Figure scripts
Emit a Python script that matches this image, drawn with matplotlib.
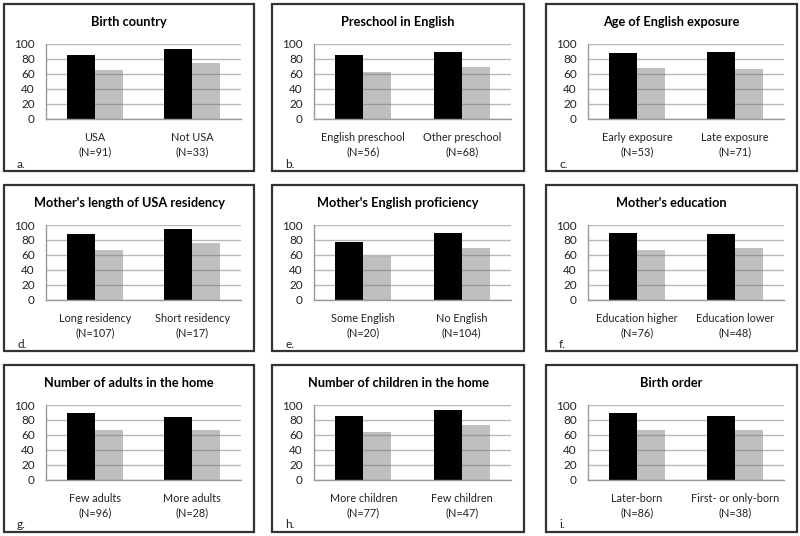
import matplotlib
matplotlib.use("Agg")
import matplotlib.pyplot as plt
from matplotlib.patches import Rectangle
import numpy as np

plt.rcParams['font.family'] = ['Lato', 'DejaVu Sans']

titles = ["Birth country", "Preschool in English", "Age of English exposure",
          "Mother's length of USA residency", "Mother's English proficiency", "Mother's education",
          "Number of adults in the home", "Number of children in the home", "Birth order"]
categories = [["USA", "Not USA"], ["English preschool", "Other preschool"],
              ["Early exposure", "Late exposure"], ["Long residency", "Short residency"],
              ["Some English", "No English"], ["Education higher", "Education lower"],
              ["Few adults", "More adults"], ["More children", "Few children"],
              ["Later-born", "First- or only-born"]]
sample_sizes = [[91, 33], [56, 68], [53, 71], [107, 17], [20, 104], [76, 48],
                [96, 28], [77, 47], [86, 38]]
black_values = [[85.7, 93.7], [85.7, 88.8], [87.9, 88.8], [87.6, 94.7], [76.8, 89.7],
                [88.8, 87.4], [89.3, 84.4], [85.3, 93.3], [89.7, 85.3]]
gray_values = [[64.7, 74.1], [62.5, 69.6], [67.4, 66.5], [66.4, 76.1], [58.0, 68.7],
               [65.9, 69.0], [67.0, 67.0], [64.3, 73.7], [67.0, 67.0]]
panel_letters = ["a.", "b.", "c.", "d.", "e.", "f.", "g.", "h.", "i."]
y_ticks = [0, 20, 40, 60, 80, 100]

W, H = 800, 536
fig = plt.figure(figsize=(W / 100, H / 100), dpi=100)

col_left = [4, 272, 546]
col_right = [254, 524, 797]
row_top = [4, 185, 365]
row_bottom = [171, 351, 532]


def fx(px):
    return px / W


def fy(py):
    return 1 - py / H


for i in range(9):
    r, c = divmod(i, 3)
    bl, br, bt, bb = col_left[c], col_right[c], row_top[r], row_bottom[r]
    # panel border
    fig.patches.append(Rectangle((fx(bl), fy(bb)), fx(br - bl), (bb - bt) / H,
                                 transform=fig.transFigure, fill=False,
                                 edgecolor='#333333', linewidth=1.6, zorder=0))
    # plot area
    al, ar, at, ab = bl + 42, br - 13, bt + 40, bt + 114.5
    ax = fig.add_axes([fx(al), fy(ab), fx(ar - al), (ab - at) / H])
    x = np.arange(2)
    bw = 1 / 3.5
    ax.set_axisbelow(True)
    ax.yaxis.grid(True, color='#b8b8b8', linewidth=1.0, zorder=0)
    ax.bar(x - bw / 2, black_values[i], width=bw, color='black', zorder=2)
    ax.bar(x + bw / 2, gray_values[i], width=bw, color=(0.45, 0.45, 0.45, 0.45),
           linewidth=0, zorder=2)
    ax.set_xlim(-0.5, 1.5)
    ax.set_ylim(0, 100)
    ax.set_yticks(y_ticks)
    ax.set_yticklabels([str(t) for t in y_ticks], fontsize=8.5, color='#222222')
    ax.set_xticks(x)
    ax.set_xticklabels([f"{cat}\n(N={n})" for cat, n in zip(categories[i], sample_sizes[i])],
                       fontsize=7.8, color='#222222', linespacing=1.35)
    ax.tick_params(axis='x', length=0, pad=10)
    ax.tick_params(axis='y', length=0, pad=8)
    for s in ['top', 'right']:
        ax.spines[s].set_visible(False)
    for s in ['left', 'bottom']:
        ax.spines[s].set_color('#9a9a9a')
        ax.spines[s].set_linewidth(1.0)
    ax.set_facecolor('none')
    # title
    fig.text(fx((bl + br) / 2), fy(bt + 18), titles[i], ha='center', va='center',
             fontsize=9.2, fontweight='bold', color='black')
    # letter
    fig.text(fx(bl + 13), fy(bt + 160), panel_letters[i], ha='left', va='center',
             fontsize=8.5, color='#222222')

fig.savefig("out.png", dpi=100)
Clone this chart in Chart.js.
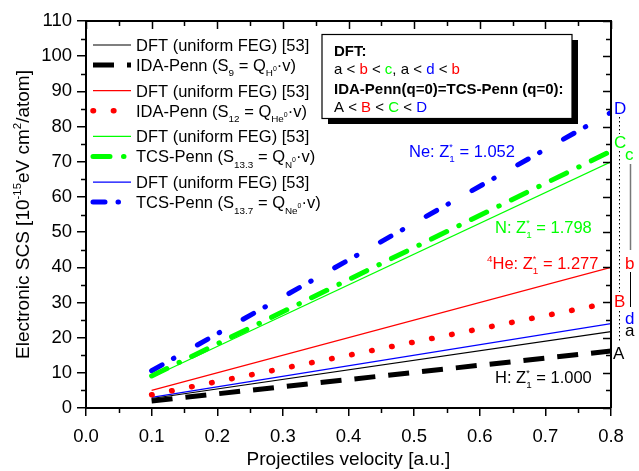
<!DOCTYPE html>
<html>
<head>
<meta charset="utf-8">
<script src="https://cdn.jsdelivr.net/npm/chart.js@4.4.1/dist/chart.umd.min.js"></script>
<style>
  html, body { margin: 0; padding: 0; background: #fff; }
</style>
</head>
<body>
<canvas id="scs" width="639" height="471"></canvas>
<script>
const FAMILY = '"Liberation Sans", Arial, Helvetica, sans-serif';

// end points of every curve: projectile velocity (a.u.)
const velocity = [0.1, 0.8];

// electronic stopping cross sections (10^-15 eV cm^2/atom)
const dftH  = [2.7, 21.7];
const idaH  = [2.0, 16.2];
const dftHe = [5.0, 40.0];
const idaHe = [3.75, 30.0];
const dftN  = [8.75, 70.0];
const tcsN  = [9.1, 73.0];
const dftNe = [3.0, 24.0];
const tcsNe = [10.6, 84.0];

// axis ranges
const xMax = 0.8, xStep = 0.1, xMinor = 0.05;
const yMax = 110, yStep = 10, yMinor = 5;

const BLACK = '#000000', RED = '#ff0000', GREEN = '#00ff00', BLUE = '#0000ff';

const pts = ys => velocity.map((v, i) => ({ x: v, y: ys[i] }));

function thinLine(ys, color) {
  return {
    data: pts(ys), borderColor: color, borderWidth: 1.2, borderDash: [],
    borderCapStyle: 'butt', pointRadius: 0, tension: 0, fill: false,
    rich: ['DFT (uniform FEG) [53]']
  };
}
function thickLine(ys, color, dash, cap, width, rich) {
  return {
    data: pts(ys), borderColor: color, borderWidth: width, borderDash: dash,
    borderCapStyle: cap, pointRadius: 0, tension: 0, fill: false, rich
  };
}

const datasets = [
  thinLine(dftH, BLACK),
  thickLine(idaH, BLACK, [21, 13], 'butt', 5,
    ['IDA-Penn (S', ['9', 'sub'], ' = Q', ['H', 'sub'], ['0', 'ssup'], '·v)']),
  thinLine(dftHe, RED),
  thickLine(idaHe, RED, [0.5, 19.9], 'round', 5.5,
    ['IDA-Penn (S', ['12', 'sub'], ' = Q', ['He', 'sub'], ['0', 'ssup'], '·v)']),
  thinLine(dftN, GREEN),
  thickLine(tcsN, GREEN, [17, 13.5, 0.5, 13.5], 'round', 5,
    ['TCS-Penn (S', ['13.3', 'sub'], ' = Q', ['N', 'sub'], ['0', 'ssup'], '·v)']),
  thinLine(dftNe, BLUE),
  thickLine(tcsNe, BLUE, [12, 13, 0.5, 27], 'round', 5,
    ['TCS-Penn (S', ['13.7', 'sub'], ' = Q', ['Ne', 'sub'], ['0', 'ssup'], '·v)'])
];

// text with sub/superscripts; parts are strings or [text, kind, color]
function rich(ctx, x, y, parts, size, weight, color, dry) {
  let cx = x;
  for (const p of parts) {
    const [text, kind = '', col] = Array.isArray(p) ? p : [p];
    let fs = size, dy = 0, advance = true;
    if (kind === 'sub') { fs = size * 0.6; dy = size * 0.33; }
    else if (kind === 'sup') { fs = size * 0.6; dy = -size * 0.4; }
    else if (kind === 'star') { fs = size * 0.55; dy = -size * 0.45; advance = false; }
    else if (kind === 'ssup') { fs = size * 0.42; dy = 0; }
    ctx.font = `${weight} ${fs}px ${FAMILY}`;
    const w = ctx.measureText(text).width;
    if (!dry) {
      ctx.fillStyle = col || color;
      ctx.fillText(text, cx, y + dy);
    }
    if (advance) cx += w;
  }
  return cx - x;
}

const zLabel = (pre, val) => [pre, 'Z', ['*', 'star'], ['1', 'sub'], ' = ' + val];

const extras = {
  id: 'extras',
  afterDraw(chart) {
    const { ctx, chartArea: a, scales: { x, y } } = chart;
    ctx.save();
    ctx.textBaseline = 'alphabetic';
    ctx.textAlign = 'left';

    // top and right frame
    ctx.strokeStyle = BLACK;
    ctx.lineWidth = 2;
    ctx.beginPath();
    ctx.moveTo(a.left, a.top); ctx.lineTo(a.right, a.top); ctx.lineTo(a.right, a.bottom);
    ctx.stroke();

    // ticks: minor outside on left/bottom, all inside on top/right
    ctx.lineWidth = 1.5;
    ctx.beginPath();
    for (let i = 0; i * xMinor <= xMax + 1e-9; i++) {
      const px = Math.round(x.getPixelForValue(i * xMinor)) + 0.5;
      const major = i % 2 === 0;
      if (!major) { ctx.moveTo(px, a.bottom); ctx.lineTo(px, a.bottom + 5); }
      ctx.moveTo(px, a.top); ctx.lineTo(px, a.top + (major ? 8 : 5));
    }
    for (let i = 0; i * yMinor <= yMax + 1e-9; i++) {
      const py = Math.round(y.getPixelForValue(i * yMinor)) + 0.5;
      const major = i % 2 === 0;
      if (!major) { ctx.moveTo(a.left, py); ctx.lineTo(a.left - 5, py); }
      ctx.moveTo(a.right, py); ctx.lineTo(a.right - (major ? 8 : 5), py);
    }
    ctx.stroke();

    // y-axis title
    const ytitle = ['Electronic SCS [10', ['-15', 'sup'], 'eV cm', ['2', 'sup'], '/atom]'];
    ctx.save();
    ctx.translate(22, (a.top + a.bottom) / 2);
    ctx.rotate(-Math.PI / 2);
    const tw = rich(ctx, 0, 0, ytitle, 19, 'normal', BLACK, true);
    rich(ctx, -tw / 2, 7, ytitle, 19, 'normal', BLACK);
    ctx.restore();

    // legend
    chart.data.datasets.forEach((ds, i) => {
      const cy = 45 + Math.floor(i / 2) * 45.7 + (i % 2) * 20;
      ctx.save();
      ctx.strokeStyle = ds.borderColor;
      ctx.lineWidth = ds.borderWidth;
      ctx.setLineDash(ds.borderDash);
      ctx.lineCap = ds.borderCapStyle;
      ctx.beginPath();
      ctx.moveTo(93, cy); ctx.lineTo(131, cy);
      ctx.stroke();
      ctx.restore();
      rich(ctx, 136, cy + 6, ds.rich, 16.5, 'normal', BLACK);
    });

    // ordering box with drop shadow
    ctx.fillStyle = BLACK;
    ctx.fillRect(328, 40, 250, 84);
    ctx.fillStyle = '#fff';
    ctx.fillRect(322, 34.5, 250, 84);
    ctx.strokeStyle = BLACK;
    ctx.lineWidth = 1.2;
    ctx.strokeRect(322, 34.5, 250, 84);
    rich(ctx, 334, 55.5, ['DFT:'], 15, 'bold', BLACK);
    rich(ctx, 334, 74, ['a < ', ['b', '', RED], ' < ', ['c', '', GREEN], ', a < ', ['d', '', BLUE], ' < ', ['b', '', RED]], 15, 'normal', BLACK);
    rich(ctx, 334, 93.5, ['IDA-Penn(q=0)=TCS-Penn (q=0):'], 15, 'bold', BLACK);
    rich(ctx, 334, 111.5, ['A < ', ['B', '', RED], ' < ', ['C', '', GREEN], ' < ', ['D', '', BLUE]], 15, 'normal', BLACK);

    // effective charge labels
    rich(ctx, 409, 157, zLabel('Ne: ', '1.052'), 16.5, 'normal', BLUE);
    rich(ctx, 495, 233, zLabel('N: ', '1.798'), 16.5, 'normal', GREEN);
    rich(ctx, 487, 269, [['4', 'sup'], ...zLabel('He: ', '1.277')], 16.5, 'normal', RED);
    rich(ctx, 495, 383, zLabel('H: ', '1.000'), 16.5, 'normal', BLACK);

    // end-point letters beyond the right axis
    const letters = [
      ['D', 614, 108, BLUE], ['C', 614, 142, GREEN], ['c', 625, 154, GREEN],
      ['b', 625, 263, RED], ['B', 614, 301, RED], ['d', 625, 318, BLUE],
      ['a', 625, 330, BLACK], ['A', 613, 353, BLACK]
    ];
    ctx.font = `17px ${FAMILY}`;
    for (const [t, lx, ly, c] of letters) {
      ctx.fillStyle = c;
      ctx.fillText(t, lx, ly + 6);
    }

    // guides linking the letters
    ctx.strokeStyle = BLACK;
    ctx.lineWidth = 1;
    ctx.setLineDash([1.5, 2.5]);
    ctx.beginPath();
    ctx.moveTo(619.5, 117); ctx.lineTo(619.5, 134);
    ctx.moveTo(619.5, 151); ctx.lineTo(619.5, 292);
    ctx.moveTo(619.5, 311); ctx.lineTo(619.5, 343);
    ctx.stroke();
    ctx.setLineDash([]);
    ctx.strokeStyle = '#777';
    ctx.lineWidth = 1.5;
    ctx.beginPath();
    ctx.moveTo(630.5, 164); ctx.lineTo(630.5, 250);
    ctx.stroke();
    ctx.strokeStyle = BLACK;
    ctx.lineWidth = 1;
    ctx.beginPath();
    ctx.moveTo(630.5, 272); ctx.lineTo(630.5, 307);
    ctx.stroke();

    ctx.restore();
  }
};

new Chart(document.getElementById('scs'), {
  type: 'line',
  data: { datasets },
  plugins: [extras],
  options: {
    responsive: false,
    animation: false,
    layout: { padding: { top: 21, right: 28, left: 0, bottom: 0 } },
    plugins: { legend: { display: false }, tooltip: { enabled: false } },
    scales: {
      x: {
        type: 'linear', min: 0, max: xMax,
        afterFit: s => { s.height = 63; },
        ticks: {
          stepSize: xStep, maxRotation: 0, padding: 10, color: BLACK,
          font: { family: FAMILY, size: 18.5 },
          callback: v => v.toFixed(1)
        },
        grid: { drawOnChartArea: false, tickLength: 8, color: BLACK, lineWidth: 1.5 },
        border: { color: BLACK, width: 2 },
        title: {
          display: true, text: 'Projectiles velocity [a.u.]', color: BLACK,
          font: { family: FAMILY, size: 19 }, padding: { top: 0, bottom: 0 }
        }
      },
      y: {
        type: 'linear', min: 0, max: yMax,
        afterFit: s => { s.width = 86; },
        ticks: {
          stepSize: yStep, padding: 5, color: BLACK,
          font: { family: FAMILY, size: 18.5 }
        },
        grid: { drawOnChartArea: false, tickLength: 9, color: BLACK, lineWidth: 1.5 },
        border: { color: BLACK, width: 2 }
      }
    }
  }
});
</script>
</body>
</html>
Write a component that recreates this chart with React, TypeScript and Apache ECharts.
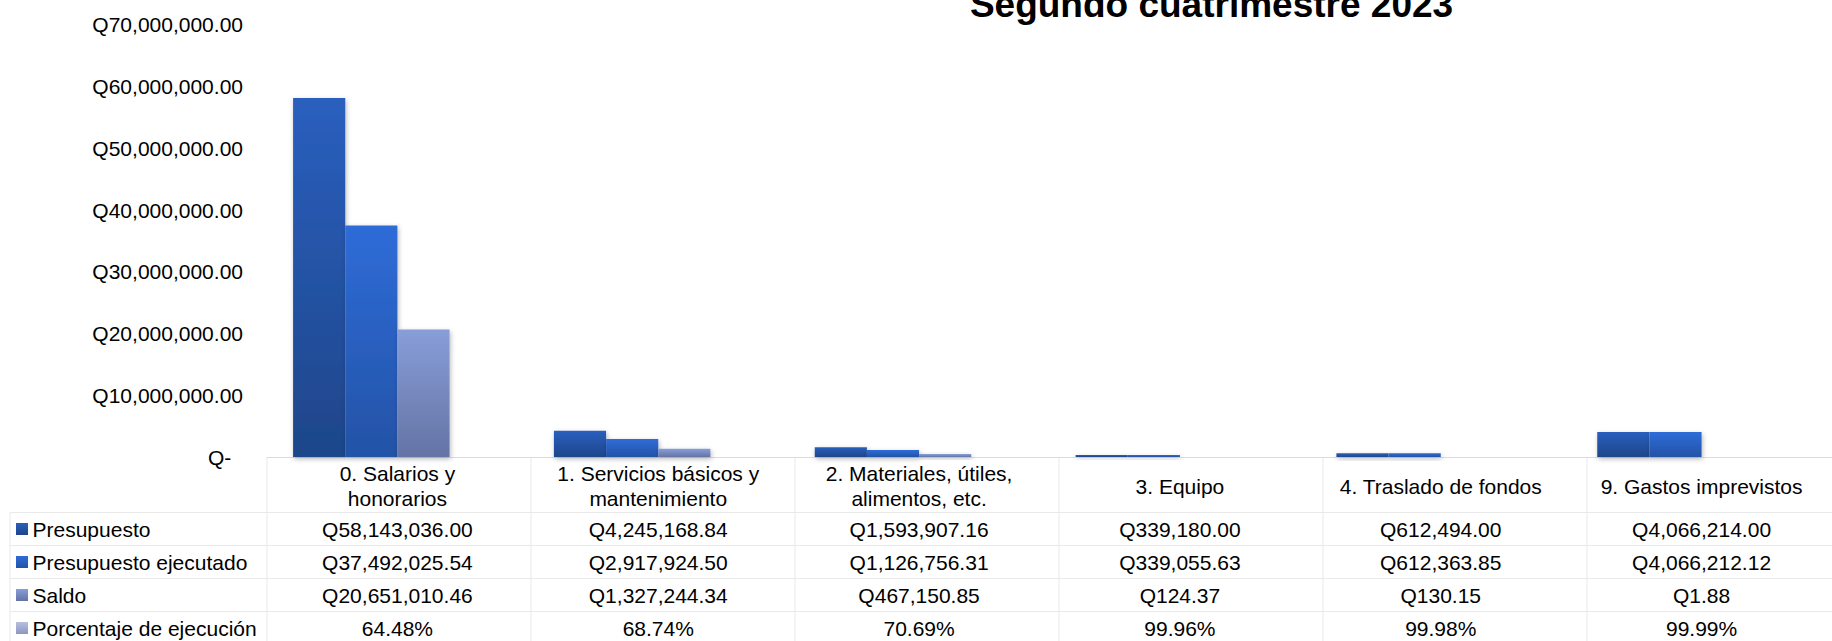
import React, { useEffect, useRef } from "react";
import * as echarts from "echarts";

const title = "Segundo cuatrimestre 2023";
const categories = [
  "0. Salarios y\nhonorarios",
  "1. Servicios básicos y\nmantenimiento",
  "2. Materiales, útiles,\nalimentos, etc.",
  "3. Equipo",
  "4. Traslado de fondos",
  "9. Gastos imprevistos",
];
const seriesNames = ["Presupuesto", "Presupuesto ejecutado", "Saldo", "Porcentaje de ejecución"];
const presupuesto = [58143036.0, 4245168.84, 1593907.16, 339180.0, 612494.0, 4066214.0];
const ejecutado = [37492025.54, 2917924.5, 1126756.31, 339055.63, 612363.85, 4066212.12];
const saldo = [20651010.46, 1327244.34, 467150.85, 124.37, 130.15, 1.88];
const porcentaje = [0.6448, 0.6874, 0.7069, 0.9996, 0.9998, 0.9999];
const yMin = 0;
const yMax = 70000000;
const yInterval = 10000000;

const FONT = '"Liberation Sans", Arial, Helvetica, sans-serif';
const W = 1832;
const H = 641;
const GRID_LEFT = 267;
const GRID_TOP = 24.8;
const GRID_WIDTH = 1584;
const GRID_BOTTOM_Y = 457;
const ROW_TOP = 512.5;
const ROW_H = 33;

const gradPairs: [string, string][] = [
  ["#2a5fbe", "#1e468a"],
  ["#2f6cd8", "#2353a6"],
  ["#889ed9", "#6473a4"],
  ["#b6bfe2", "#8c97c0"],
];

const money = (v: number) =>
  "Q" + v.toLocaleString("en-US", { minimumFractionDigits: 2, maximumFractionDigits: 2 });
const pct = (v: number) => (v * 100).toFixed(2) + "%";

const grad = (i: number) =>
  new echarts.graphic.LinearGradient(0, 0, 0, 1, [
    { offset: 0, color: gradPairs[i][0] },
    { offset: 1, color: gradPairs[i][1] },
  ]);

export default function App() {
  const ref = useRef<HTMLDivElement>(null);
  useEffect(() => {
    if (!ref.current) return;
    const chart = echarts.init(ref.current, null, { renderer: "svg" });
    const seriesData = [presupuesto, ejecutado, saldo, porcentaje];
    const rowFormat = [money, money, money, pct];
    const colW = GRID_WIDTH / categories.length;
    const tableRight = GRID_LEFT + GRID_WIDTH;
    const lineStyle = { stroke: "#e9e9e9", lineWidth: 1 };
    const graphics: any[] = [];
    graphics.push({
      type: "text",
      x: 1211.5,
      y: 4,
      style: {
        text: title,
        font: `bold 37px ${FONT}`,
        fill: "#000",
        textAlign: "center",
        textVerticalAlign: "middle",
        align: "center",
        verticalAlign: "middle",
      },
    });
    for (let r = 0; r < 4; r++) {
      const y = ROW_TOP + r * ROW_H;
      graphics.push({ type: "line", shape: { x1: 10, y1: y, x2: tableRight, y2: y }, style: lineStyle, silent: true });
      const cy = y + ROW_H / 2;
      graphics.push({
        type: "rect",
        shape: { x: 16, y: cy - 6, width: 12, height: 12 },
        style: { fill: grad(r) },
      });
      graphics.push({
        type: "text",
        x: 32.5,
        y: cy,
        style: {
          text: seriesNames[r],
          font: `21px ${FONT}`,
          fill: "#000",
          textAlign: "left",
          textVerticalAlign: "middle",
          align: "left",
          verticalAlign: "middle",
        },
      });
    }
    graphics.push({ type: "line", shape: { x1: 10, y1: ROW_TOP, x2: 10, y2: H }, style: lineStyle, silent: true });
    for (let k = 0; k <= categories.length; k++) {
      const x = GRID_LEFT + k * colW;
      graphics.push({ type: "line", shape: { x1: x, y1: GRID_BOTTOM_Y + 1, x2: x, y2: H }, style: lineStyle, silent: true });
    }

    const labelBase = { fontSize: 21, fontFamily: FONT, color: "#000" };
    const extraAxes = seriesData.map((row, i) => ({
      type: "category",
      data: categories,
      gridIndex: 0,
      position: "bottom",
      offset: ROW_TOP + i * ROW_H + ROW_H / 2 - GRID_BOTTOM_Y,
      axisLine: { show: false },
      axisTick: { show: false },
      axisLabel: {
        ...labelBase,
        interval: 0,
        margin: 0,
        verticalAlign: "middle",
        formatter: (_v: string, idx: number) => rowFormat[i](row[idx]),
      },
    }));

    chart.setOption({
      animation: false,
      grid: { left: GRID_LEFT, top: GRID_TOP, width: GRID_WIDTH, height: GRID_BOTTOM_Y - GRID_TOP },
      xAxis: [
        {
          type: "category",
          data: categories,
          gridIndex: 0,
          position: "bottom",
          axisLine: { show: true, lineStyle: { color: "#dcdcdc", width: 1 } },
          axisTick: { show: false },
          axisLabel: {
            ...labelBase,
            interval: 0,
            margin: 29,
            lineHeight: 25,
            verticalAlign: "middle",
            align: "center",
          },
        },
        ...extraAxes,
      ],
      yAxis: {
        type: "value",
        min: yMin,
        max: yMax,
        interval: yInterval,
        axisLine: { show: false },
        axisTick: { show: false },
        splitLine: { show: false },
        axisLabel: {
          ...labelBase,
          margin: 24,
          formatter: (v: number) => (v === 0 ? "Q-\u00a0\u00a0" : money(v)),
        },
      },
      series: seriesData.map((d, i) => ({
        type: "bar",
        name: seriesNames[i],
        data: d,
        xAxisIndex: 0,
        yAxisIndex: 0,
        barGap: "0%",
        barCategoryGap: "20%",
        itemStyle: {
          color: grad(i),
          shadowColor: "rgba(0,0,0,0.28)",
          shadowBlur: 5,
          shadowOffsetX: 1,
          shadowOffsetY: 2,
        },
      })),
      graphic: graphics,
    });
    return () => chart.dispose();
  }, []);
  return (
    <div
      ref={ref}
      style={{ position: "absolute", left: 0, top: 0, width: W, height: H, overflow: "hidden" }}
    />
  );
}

WORK TO BE COMPLETED
Make an exact copy of the lines from the one that contains "Clone this chart in Chart.js." through the one that contains "const tcsNe = [10.6, 84.0];", both included, and no other lines. Pictures are skipped.

COMPLETED EXERCISE
Clone this chart in Chart.js.
<!DOCTYPE html>
<html>
<head>
<meta charset="utf-8">
<script src="https://cdn.jsdelivr.net/npm/chart.js@4.4.1/dist/chart.umd.min.js"></script>
<style>
  html, body { margin: 0; padding: 0; background: #fff; }
</style>
</head>
<body>
<canvas id="scs" width="639" height="471"></canvas>
<script>
const FAMILY = '"Liberation Sans", Arial, Helvetica, sans-serif';

// end points of every curve: projectile velocity (a.u.)
const velocity = [0.1, 0.8];

// electronic stopping cross sections (10^-15 eV cm^2/atom)
const dftH  = [2.7, 21.7];
const idaH  = [2.0, 16.2];
const dftHe = [5.0, 40.0];
const idaHe = [3.75, 30.0];
const dftN  = [8.75, 70.0];
const tcsN  = [9.1, 73.0];
const dftNe = [3.0, 24.0];
const tcsNe = [10.6, 84.0];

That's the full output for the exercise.